З життя
Его дом зовёт меня, но я не готова стать их прислугой

Он тащит меня в родительское гнездо — а я не желаю быть прислугой для его родни.
Меня зовут Светлана, мне двадцать шесть. Мы с мужем — Дмитрием — женаты почти два года. Живём в Екатеринбурге, в хорошей двушке, доставшейся мне от бабушки. Сначала всё шло нормально, Дима не возражал против жизни в моей квартире, его всё устраивало. Но недавно, как гром среди ясного неба, он заявил: «Давай переедем в мой дом, там место есть, дети появятся — будет где развернуться».
Но я не хочу «разворачиваться» под одной крышей с его шумной роднёй. Не хочу менять свою квартиру на обитель, где главенствуют патриархат и слепое подчинение. Там я не жена, а бесплатная домработница.
Я отлично помню свой первый визит в их дом. Огромный особняк на окраине — метров триста, не меньше. В нём живут свёкор со свекровью, младший брат Дмитрия — Игорь, его жена Наталья и трое детей. Полный комплект. Едва я переступила порог, мне сразу указали моё место. Женщины — к плите, мужчины — к телевизору. Пока я ещё роняла сумку, свекровь сунула мне нож и приказала резать овощи. Ни «пожалуйста», ни «если не сложно». Просто приказ.
За ужином я наблюдала, как Наталья покорно бегает туда-сюда, не смея возразить свекрови ни единым словом. На любое замечание — виноватая улыбка и кивок. Меня это тогда потрясло до глубины души. Я точно знала: такой доли мне не надо. Ни за что. Я не безгласная Наташка, и гнуться не стану.
Когда мы с Димой собрались уезжать, свекровь громко крикнула:
— А кто посуду за собой помоет?
Я развернулась и, глядя ей прямо в глаза, ответила:
— Гостям убирают хозяева. Мы гости, а не подсобные работники.
После этого начался скандал. Меня обозвали неблагодарной, наглой, избалованной городской выскочкой. А я просто смотрела и понимала: здесь мне никогда не будет места.
Дима тогда меня поддержал. Мы уехали. Полгода всё было тихо. С роднёй он общался сам — я держалась в стороне. Но потом пошли разговоры про переезд. Сначала намёками, потом всё прямее.
— Там простор, там семья, — твердил он. — Мама с детьми поможет, ты отдохнёшь. А твою квартиру сдадим — будут деньги.
— А работа? — спрашивала я. — Я не брошу всё, чтобы ехать в посёлок за 50 километров от города. Чем я там буду заниматься?

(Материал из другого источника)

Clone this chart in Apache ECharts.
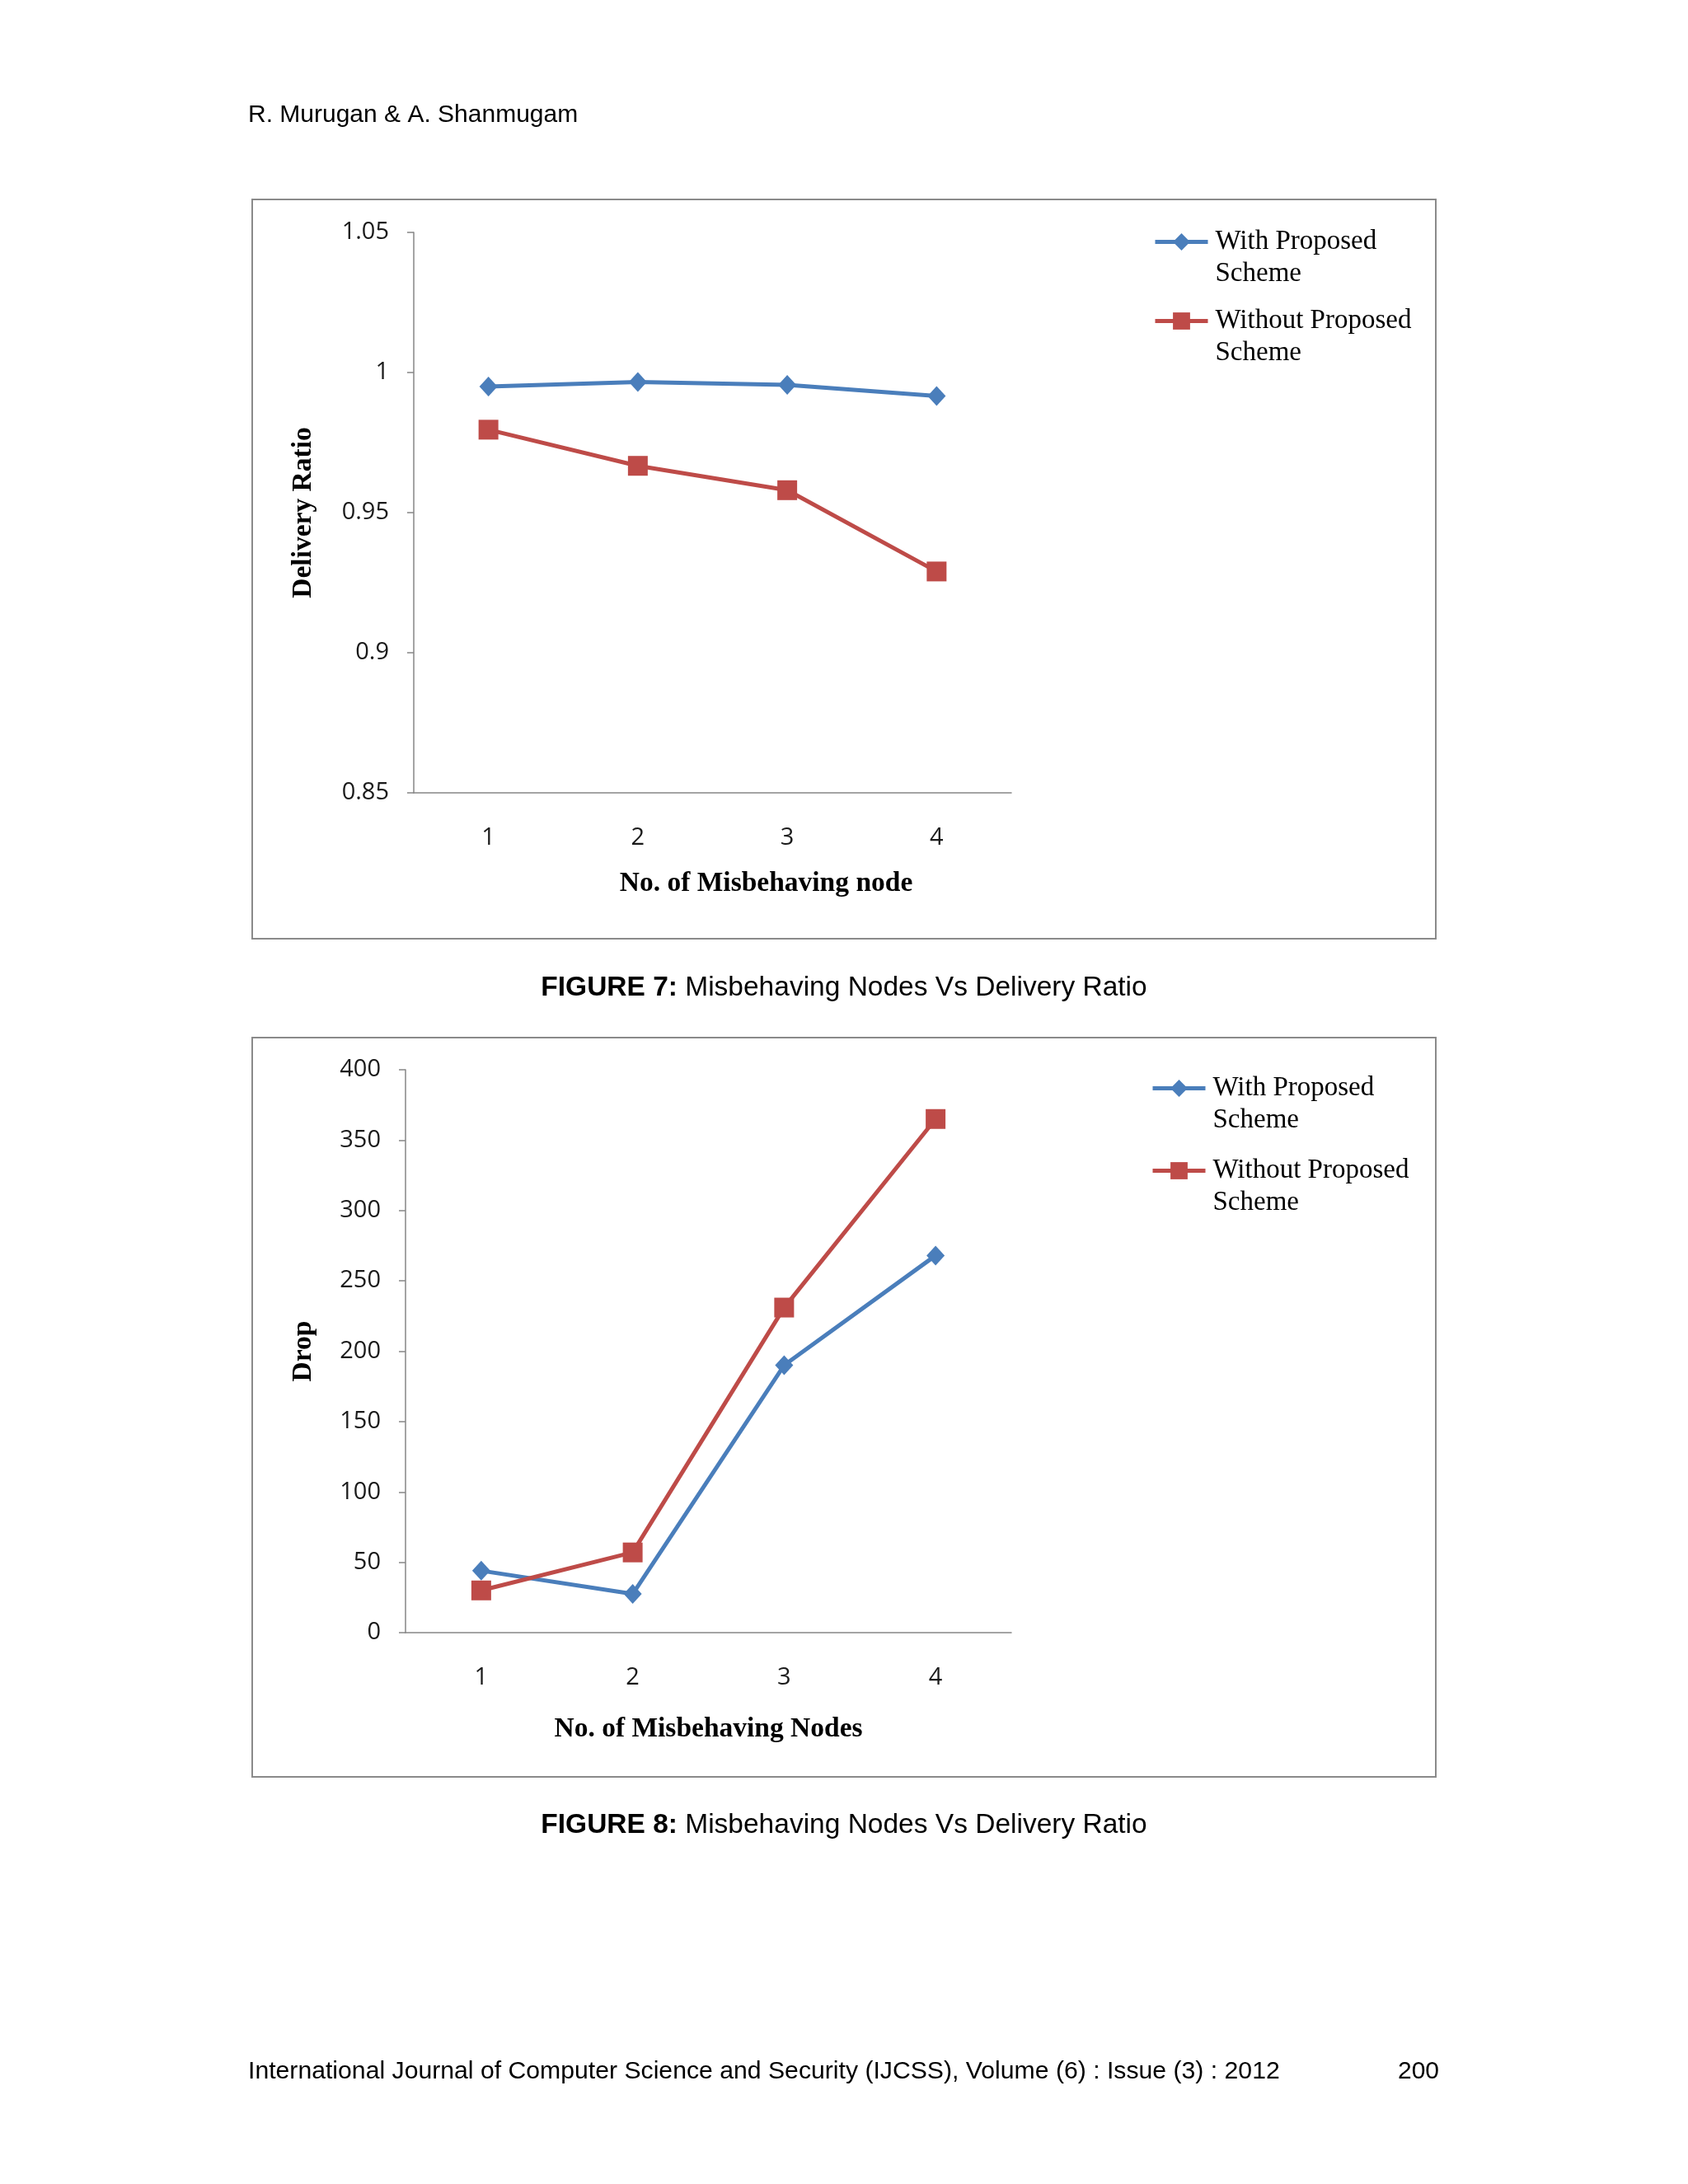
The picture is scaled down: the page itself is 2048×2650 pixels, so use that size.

— Тебе работать не придётся, — пожал плечами он. — Родишь ребёнка, будешь по хозяйству, как все. Женщина должна быть дома.
Это стало последней каплей. Я — женщина с образованием, карьерой, своими амбициями. Я работаю журналистом, люблю свою работу, всего добилась сама. А мне говорят, что моё место — у плиты и с ребёнком на руках? В доме, где на меня будут орать за немытую сковородку и учить, как правильно рожать и варить борщ?
Я понимаю, что мой муж — продукт своей среды. Там сыновья — продолжатели рода, а жёны — чужие, обязанные молчать и благодарить, что их терпят. Но я не из тех, кто глотает обиды. Я молчала, когда свекровь оскорбляла меня. Я молчала, когда деверь с ухмылкой говорил: «Наша Наташка-то не спорит!» Но теперь я молчать не буду.
Я сказала Диме чётко:
— Либо мы живём отдельно и уважаем границы, либо ты возвращаешься в свой родовой замок без меня.
Он обиделся. Сказал, что я гублю семью. Что у них в роду не принято, чтобы сыновья жили «на жениной территории». А мне всё равно. Моя квартира — не чужая. И моё слово — не пустой звук.
Я не хочу развода. Но и жить с его кланом тоже не намерена. Если он не оставит идею поселить меня рядом с мамочкой, я первой упакую чемоданы. Потому что лучше быть одной, чем вечно второй после его семьи.